Appeals board may soon decide in McGraw's OxyContin controversy

John O'Brien Aug. 21, 2009, 1:13pm


WASHINGTON (Legal Newsline) - West Virginia Attorney General Darrell McGraw's fight with the federal Medicaid agency over a proposed disallowance of funds may be resolved in the next few months.

McGraw is appealing a decision by the federal Centers for Medicare and Medicaid Services to withhold $4,099,452 from its next appropriation to the State because of McGraw's controversial 2004 settlement with OxyContin-maker Purdue Pharma.

Carolyn Reines-Graubard, the chief of the Appellate Division of the Departmental Appeals Board, said it appears the case will be decided on written briefing.

"There is one brief outstanding," she said Thursday. "The Board expects to issue a decision by the end of the year."

Chief Deputy Attorney General Fran Hughes said in July 2008 that a settlement was possible after the DAB sided with McGraw in his appeal of a $4,143,075 disallowance.

Hughes said then that there was a "strong possibility" of a settlement, and that McGraw has a sum of money set aside for that purpose.

In 2004, McGraw reached a $10 million agreement with Purdue Pharma, McGraw represented three state agencies, including the state's Department of Health and Human Resources, in the suit, though he kept the settlement funds for his office.

He used the money on substance abuse programs around the state, as well $500,000 to the University of Charleston for a pharmacy school.

Hughes battled with lawmakers, admitting to the Legislature that the money was not given to the state DHHR because the CMS would then be able to claim a share -- "We have arranged a methodology that has prevented the federal government from coming back and seizing money," Hughes said.

Hughes formerly served as general counsel for a national consulting firm that specialized in Medicaid financing.

Private practice attorneys hired by McGraw to represent the State earned more than $3 million in the settlement.
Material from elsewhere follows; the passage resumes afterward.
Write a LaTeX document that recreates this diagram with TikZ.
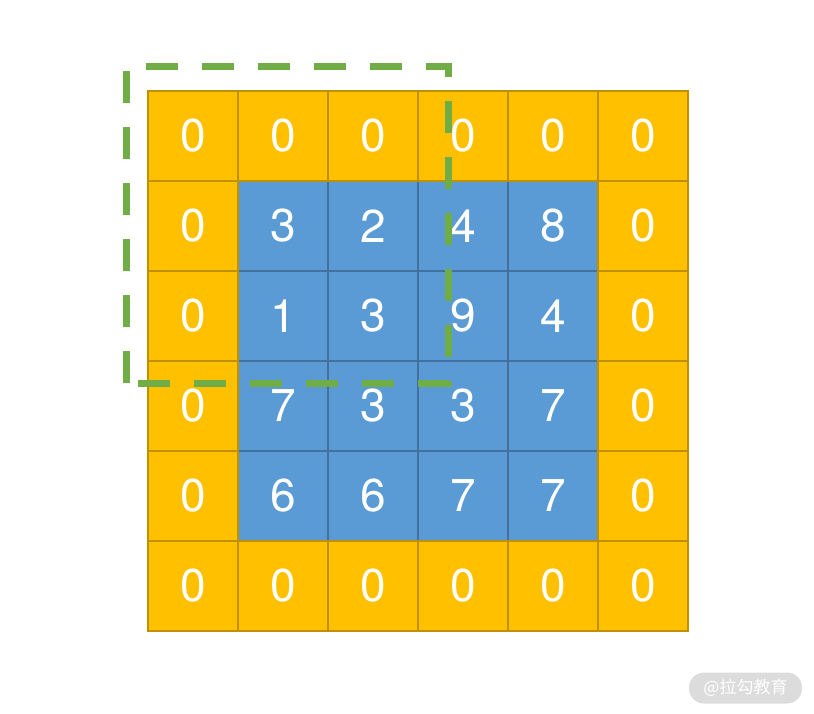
\documentclass[tikz,border=0pt]{standalone}
\usepackage{fontspec}
\setmainfont{TeX Gyre Heros}
\newfontfamily\cjk{Noto Sans CJK SC}
\definecolor{cellorange}{HTML}{FFC000}
\definecolor{edgeorange}{HTML}{BF9000}
\definecolor{cellblue}{HTML}{5B9BD5}
\definecolor{edgeblue}{HTML}{41719C}
\definecolor{dashgreen}{HTML}{70AD47}
\definecolor{wmgray}{HTML}{DCDCDC}
\tikzset{
  orangecell/.style={draw=edgeorange, fill=cellorange, line width=1.6pt, minimum size=90pt, inner sep=0pt, outer sep=0pt, text=white, font=\fontsize{46}{46}\selectfont},
  bluecell/.style={draw=edgeblue, fill=cellblue, line width=1.6pt, minimum size=90pt, inner sep=0pt, outer sep=0pt, text=white, font=\fontsize{46}{46}\selectfont},
  window/.style={draw=dashgreen, line width=7pt, dash pattern=on 32pt off 24pt},
}
\begin{document}
\begin{tikzpicture}[x=1pt,y=-1pt]
\useasboundingbox (0,0) rectangle (814,714);
% blue inner cells
\foreach \r/\c/\v in {1/1/3,1/2/2,1/3/4,1/4/8,
                       2/1/1,2/2/3,2/3/9,2/4/4,
                       3/1/7,3/2/3,3/3/3,3/4/7,
                       4/1/6,4/2/6,4/3/7,4/4/7}{
  \node[bluecell] (b\r\c) at ({148+90*\c+45},{91+90*\r+45}) {\v};
}
% orange padding cells
\foreach \r/\c in {0/0,0/1,0/2,0/3,0/4,0/5,
                   1/0,2/0,3/0,4/0,
                   1/5,2/5,3/5,4/5,
                   5/0,5/1,5/2,5/3,5/4,5/5}{
  \node[orangecell] (o\r\c) at ({148+90*\c+45},{91+90*\r+45}) {0};
}
% dashed window
\coordinate (wbl) at (126,383);
\coordinate (wtl) at (126,67);
\coordinate (wtr) at (448,67);
\coordinate (wbr) at (448,383);
\draw[window] (wbl) -- (wtl) -- (wtr) -- (wbr) -- cycle;
% watermark
\node[fill=wmgray, rounded corners=15pt, minimum width=113pt, minimum height=31pt, inner sep=0pt, text=white, font=\cjk\fontsize{17}{17}\selectfont] (wm) at (745.5,688) {@拉勾教育};
\end{tikzpicture}
\end{document}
CMS arrived at its original withhold total of $4,143,075 million by taking the 74.65 percent (the rate of federal payment to the State for every dollar spent on Medicaid) out of $5.5 million of the settlement.

That $5.5 million represents what the CMS feels should have been the equitable distribution of the settlement dollars among the three plaintiffs (the DHHR, the Public Employees Insurance Agency and the Bureau of Employment Programs) with respect to certain allegations involving Medicaid dollars.

Some lawmakers, like Del. Jonathan Miller, a Republican, are annoyed with the Democratic attorney general.

"(McGraw) is well known for his antics. That's an issue we've gotta address. If he goes off base and takes these settlements in the wrong direction, it causes problems we'll have to address in the legislature," he said.

"We haven't really wanted to get too involved with the issue. It's the big elephant in the room."

Miller is urging PEIA to see if it is owed some of the settlement. The cash-strapped agency is mulling a change to new employees' retirement policies.

Recently, the DAB approved a withhold of more than $400,000 from a similar settlement with Dey Pharmaceuticals. That settlement was worth $850,000.